-- Begin Supplied information --
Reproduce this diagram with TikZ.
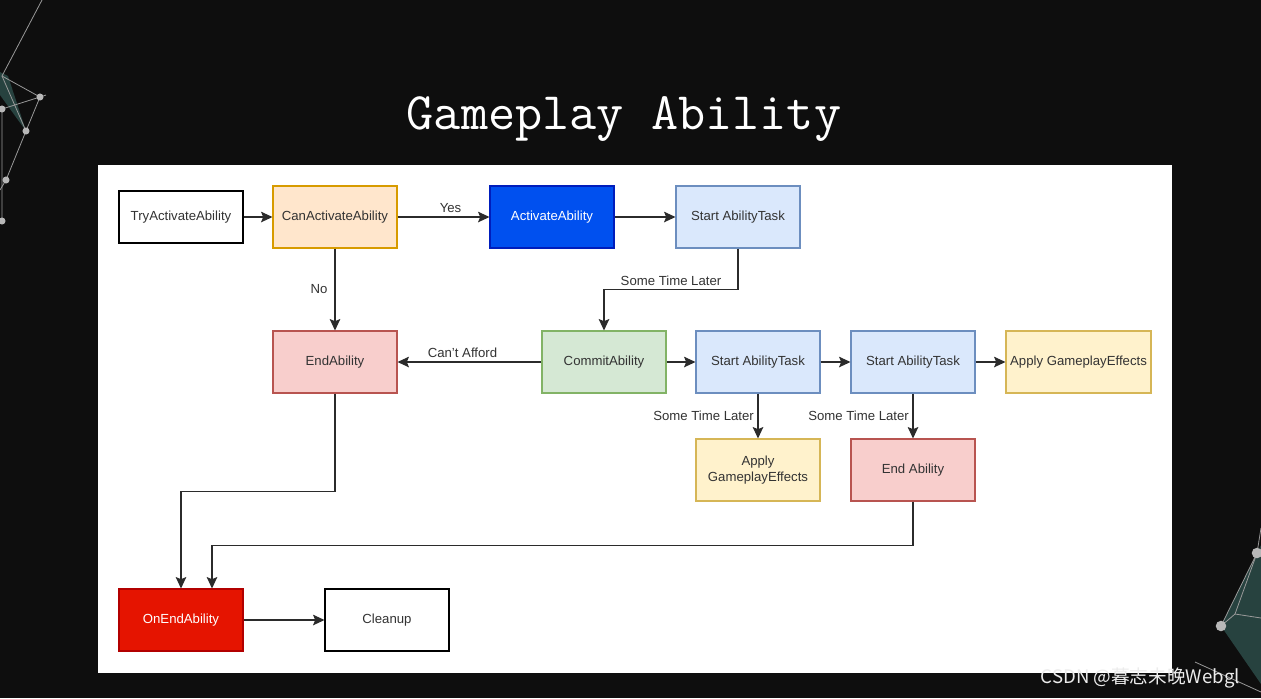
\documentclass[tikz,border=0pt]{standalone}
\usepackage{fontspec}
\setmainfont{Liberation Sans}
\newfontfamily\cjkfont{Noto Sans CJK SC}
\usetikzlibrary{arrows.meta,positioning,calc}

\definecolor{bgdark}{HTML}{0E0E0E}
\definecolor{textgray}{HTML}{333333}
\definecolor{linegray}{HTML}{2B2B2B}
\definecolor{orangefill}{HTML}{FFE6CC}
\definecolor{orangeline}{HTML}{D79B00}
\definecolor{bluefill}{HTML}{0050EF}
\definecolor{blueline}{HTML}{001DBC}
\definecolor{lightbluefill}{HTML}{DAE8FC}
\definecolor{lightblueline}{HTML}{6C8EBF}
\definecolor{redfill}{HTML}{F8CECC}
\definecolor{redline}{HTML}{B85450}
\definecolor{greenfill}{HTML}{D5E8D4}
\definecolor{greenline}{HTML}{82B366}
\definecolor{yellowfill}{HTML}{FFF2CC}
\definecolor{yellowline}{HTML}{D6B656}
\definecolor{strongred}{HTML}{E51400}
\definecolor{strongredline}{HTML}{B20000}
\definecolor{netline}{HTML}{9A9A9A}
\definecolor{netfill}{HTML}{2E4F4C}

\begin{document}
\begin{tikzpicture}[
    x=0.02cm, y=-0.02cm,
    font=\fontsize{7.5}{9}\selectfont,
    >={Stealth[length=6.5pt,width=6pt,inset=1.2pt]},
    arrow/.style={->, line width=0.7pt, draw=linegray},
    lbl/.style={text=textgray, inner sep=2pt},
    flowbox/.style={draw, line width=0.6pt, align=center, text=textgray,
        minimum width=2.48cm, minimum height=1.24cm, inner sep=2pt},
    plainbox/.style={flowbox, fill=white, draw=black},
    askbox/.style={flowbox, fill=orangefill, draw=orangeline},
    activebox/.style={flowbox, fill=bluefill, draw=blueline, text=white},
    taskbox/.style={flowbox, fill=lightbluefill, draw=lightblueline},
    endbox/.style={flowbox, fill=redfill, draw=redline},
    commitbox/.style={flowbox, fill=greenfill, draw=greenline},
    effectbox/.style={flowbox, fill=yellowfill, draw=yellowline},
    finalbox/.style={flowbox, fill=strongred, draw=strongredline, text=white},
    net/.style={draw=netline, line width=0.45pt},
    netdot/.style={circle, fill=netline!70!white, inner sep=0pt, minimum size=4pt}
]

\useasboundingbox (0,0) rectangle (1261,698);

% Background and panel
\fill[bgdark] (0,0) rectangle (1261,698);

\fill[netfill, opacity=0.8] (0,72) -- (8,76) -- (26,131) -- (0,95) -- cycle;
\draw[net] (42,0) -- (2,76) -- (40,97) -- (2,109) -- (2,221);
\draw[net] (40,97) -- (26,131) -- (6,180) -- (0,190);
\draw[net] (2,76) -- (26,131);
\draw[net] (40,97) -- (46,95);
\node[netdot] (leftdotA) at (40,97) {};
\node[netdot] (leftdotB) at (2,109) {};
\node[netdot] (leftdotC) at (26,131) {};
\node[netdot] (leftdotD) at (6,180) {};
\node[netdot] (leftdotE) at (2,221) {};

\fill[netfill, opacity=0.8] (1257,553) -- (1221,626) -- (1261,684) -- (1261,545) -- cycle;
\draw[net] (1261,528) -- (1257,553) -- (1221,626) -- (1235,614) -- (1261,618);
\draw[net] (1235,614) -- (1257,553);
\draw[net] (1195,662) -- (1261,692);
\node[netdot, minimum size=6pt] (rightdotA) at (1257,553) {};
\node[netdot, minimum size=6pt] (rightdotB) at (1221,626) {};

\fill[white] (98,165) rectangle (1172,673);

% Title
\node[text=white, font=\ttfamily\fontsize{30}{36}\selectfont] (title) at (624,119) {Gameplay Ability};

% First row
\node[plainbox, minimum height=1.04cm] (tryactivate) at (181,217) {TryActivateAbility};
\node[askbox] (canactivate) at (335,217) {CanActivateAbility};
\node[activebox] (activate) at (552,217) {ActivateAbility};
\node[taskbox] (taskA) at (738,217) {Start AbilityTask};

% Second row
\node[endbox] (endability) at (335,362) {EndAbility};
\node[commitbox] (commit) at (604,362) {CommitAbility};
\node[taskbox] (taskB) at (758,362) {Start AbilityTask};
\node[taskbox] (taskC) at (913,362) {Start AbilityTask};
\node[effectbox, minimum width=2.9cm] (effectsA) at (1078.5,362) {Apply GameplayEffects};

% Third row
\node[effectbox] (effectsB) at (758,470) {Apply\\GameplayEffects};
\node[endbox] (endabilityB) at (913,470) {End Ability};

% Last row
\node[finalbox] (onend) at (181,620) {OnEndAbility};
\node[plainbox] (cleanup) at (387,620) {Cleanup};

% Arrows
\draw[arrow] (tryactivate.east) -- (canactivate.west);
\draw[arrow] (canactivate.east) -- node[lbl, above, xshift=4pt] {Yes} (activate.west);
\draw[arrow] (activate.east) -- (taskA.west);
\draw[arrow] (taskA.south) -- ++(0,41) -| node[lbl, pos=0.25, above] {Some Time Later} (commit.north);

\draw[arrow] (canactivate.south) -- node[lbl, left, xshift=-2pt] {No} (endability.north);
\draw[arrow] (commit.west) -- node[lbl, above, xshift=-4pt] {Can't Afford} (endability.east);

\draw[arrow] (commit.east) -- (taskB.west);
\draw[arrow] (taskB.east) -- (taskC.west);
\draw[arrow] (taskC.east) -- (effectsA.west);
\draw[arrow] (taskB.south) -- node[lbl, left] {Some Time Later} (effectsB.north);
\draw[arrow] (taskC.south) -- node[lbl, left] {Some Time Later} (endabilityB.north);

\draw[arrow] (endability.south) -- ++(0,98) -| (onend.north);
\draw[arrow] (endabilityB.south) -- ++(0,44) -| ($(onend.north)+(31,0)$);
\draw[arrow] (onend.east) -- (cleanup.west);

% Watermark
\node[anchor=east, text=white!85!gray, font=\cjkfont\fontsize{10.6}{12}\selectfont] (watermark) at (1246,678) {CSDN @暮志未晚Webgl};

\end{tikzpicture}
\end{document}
-- End Supplied information --
Required work:
Print the listing above in full, exactly as written. Omit any pictures.

Response for this exercise:
Reproduce this diagram with TikZ.
\documentclass[tikz,border=0pt]{standalone}
\usepackage{fontspec}
\setmainfont{Liberation Sans}
\newfontfamily\cjkfont{Noto Sans CJK SC}
\usetikzlibrary{arrows.meta,positioning,calc}

\definecolor{bgdark}{HTML}{0E0E0E}
\definecolor{textgray}{HTML}{333333}
\definecolor{linegray}{HTML}{2B2B2B}
\definecolor{orangefill}{HTML}{FFE6CC}
\definecolor{orangeline}{HTML}{D79B00}
\definecolor{bluefill}{HTML}{0050EF}
\definecolor{blueline}{HTML}{001DBC}
\definecolor{lightbluefill}{HTML}{DAE8FC}
\definecolor{lightblueline}{HTML}{6C8EBF}
\definecolor{redfill}{HTML}{F8CECC}
\definecolor{redline}{HTML}{B85450}
\definecolor{greenfill}{HTML}{D5E8D4}
\definecolor{greenline}{HTML}{82B366}
\definecolor{yellowfill}{HTML}{FFF2CC}
\definecolor{yellowline}{HTML}{D6B656}
\definecolor{strongred}{HTML}{E51400}
\definecolor{strongredline}{HTML}{B20000}
\definecolor{netline}{HTML}{9A9A9A}
\definecolor{netfill}{HTML}{2E4F4C}

\begin{document}
\begin{tikzpicture}[
    x=0.02cm, y=-0.02cm,
    font=\fontsize{7.5}{9}\selectfont,
    >={Stealth[length=6.5pt,width=6pt,inset=1.2pt]},
    arrow/.style={->, line width=0.7pt, draw=linegray},
    lbl/.style={text=textgray, inner sep=2pt},
    flowbox/.style={draw, line width=0.6pt, align=center, text=textgray,
        minimum width=2.48cm, minimum height=1.24cm, inner sep=2pt},
    plainbox/.style={flowbox, fill=white, draw=black},
    askbox/.style={flowbox, fill=orangefill, draw=orangeline},
    activebox/.style={flowbox, fill=bluefill, draw=blueline, text=white},
    taskbox/.style={flowbox, fill=lightbluefill, draw=lightblueline},
    endbox/.style={flowbox, fill=redfill, draw=redline},
    commitbox/.style={flowbox, fill=greenfill, draw=greenline},
    effectbox/.style={flowbox, fill=yellowfill, draw=yellowline},
    finalbox/.style={flowbox, fill=strongred, draw=strongredline, text=white},
    net/.style={draw=netline, line width=0.45pt},
    netdot/.style={circle, fill=netline!70!white, inner sep=0pt, minimum size=4pt}
]

\useasboundingbox (0,0) rectangle (1261,698);

% Background and panel
\fill[bgdark] (0,0) rectangle (1261,698);

\fill[netfill, opacity=0.8] (0,72) -- (8,76) -- (26,131) -- (0,95) -- cycle;
\draw[net] (42,0) -- (2,76) -- (40,97) -- (2,109) -- (2,221);
\draw[net] (40,97) -- (26,131) -- (6,180) -- (0,190);
\draw[net] (2,76) -- (26,131);
\draw[net] (40,97) -- (46,95);
\node[netdot] (leftdotA) at (40,97) {};
\node[netdot] (leftdotB) at (2,109) {};
\node[netdot] (leftdotC) at (26,131) {};
\node[netdot] (leftdotD) at (6,180) {};
\node[netdot] (leftdotE) at (2,221) {};

\fill[netfill, opacity=0.8] (1257,553) -- (1221,626) -- (1261,684) -- (1261,545) -- cycle;
\draw[net] (1261,528) -- (1257,553) -- (1221,626) -- (1235,614) -- (1261,618);
\draw[net] (1235,614) -- (1257,553);
\draw[net] (1195,662) -- (1261,692);
\node[netdot, minimum size=6pt] (rightdotA) at (1257,553) {};
\node[netdot, minimum size=6pt] (rightdotB) at (1221,626) {};

\fill[white] (98,165) rectangle (1172,673);

% Title
\node[text=white, font=\ttfamily\fontsize{30}{36}\selectfont] (title) at (624,119) {Gameplay Ability};

% First row
\node[plainbox, minimum height=1.04cm] (tryactivate) at (181,217) {TryActivateAbility};
\node[askbox] (canactivate) at (335,217) {CanActivateAbility};
\node[activebox] (activate) at (552,217) {ActivateAbility};
\node[taskbox] (taskA) at (738,217) {Start AbilityTask};

% Second row
\node[endbox] (endability) at (335,362) {EndAbility};
\node[commitbox] (commit) at (604,362) {CommitAbility};
\node[taskbox] (taskB) at (758,362) {Start AbilityTask};
\node[taskbox] (taskC) at (913,362) {Start AbilityTask};
\node[effectbox, minimum width=2.9cm] (effectsA) at (1078.5,362) {Apply GameplayEffects};

% Third row
\node[effectbox] (effectsB) at (758,470) {Apply\\GameplayEffects};
\node[endbox] (endabilityB) at (913,470) {End Ability};

% Last row
\node[finalbox] (onend) at (181,620) {OnEndAbility};
\node[plainbox] (cleanup) at (387,620) {Cleanup};

% Arrows
\draw[arrow] (tryactivate.east) -- (canactivate.west);
\draw[arrow] (canactivate.east) -- node[lbl, above, xshift=4pt] {Yes} (activate.west);
\draw[arrow] (activate.east) -- (taskA.west);
\draw[arrow] (taskA.south) -- ++(0,41) -| node[lbl, pos=0.25, above] {Some Time Later} (commit.north);

\draw[arrow] (canactivate.south) -- node[lbl, left, xshift=-2pt] {No} (endability.north);
\draw[arrow] (commit.west) -- node[lbl, above, xshift=-4pt] {Can't Afford} (endability.east);

\draw[arrow] (commit.east) -- (taskB.west);
\draw[arrow] (taskB.east) -- (taskC.west);
\draw[arrow] (taskC.east) -- (effectsA.west);
\draw[arrow] (taskB.south) -- node[lbl, left] {Some Time Later} (effectsB.north);
\draw[arrow] (taskC.south) -- node[lbl, left] {Some Time Later} (endabilityB.north);

\draw[arrow] (endability.south) -- ++(0,98) -| (onend.north);
\draw[arrow] (endabilityB.south) -- ++(0,44) -| ($(onend.north)+(31,0)$);
\draw[arrow] (onend.east) -- (cleanup.west);

% Watermark
\node[anchor=east, text=white!85!gray, font=\cjkfont\fontsize{10.6}{12}\selectfont] (watermark) at (1246,678) {CSDN @暮志未晚Webgl};

\end{tikzpicture}
\end{document}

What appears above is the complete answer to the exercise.